Is $a \mapsto 2a$ bijective?

Question

Why $f: \mathbb{R} \rightarrow \mathbb{R}$ such that $f(x) = 2x$ is not always bijective? I selected as always bijective in a quiz, it said wrong, always injective!

Answer 1

What you selected is correct since you have $A=B=\mathbb R.$

Remember that $f:A\rightarrow B$ is a bijection $\iff$

• injective: $f(x)=f(y)$ implies $x=y$
• surjective: for all $y\in B$ there is some $x\in A$ such that $f(x)=y.$

Clearly your function is injective since $f(x)=f(y) \iff 2x=2y\iff x=y$ and it is also surjective since taking $x=\frac{y}{2}\in A$ we obtain $f(x)=2x=2\frac{y}{2}=y.$ Thus your function is a bijection.

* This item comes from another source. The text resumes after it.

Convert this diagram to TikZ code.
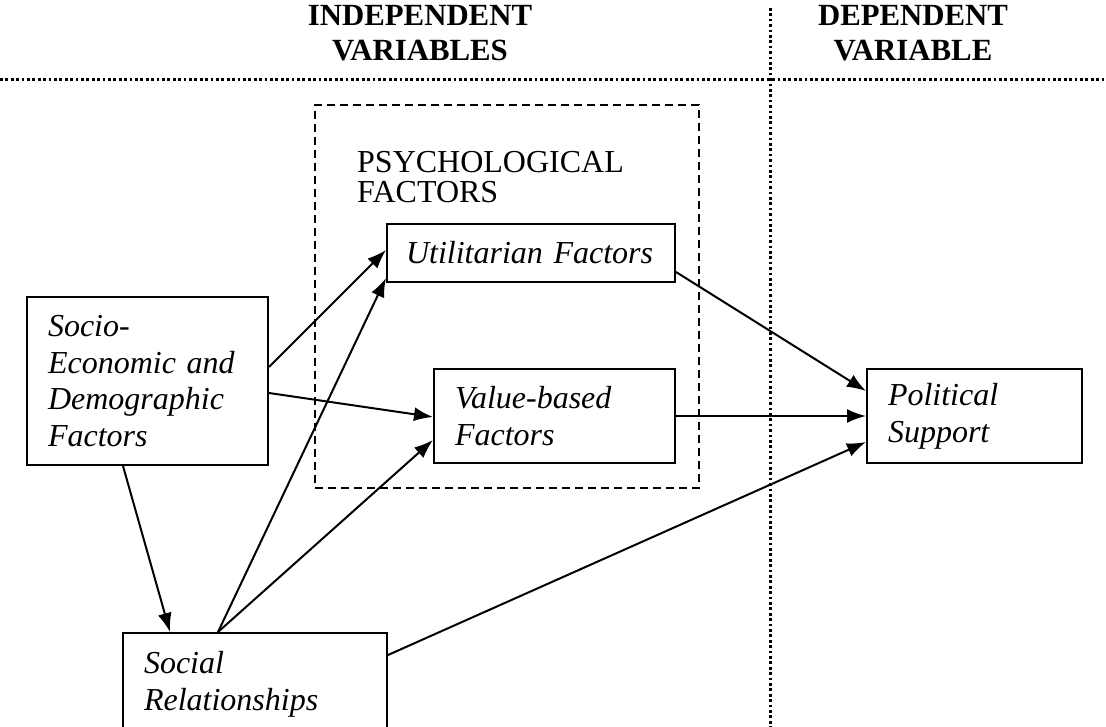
\documentclass[tikz,border=0pt]{standalone}
\usepackage{fontspec}
\setmainfont{Liberation Serif}
\usetikzlibrary{arrows.meta}
\newcommand\myNoHyph{\hyphenpenalty 10000\relax}
\begin{document}
\begin{tikzpicture}[x=1pt,y=-1pt,
  box/.style={draw, line width=2pt, rectangle, inner xsep=21pt, inner ysep=0pt,
    align=left, font=\fontsize{32}{36.8}\selectfont\itshape, anchor=center},
  arr/.style={line width=2pt, -{Latex[length=19pt,width=14pt]}},
  hdr/.style={font=\fontsize{30.8}{35}\selectfont\bfseries, inner sep=0pt, anchor=base},
  psy/.style={font=\fontsize{32}{30}\selectfont, inner sep=0pt, anchor=base west},
  dotline/.style={line width=3pt, dash pattern=on 2.7pt off 2.7pt},
  dashbox/.style={draw, line width=1.6pt, dash pattern=on 8pt off 5pt, rectangle, inner sep=0pt}]
\useasboundingbox (0,0) rectangle (1106,727);

% header lines
\coordinate (hl) at (0,80);
\coordinate (hr) at (1106,80);
\coordinate (vt) at (770,8);
\coordinate (vb) at (770,727);
\draw[dotline] (hl) -- (hr);
\draw[dotline] (vt) -- (vb);

\node[hdr] (ind1) at (420,26) {INDEPENDENT};
\node[hdr] (ind2) at (420,61) {VARIABLES};
\node[hdr] (dep1) at (913,26) {DEPENDENT};
\node[hdr] (dep2) at (913,61) {VARIABLE};

% psychological factors dashed box
\node[dashbox, minimum width=384pt, minimum height=383pt] (psych) at (507,296.5) {};
\node[psy] (psyt1) at (357,173) {PSYCHOLOGICAL};
\node[psy] (psyt2) at (357,203) {FACTORS};

% boxes
\node[box, text width=199pt, minimum height=168pt] (socio) at (147.5,381)
  {\myNoHyph Socio-\\Economic and\\Demographic\\Factors};
\node[box, inner xsep=19pt, text width=250pt, minimum width=288pt, minimum height=58pt] (util) at (531,253)
  {\myNoHyph Utilitarian Factors};
\node[box, text width=199pt, minimum height=94pt] (value) at (554.5,416)
  {\myNoHyph Value-based\\Factors};
\node[box, text width=173pt, minimum height=94pt] (pol) at (974.5,416)
  {\myNoHyph Political\\Support};
\node[box, text width=222pt, minimum height=102pt] (social) at (255,684)
  {\myNoHyph Social\\Relationships};

% connectors
\draw[arr] ([yshift=14pt]socio.east) -- ([yshift=3pt]util.west);
\draw[arr] ([yshift=-12pt]socio.east) -- ([yshift=-1pt]value.west);
\draw[arr] ([xshift=-24.5pt]socio.south) -- ([xshift=-85pt]social.north);
\draw[arr] ([xshift=-37pt]social.north) -- ([yshift=-25pt]util.west);
\draw[arr] ([xshift=-37pt]social.north) -- ([yshift=-24pt]value.west);
\draw[arr] ([yshift=29pt]social.east) -- ([yshift=-26pt]pol.west);
\draw[arr] ([yshift=-19pt]util.east) -- ([yshift=25pt]pol.west);
\draw[arr] (value.east) -- (pol.west);
\end{tikzpicture}
\end{document}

If instead you had $A=B=\mathbb N$, then the function will still be injective, but it will NOT be surjective. This is because in this case there is no $x\in\mathbb N$ such that $f(x)=2n+1$ for some $n\in\mathbb Z_{\geq0}$ for example.

Moreover if you had $\forall x\in \mathbb R$ $f(x)=b$ for some constant $b$ (and $y\in\mathbb R$), then $f(x)$ is neither injective nor surjective.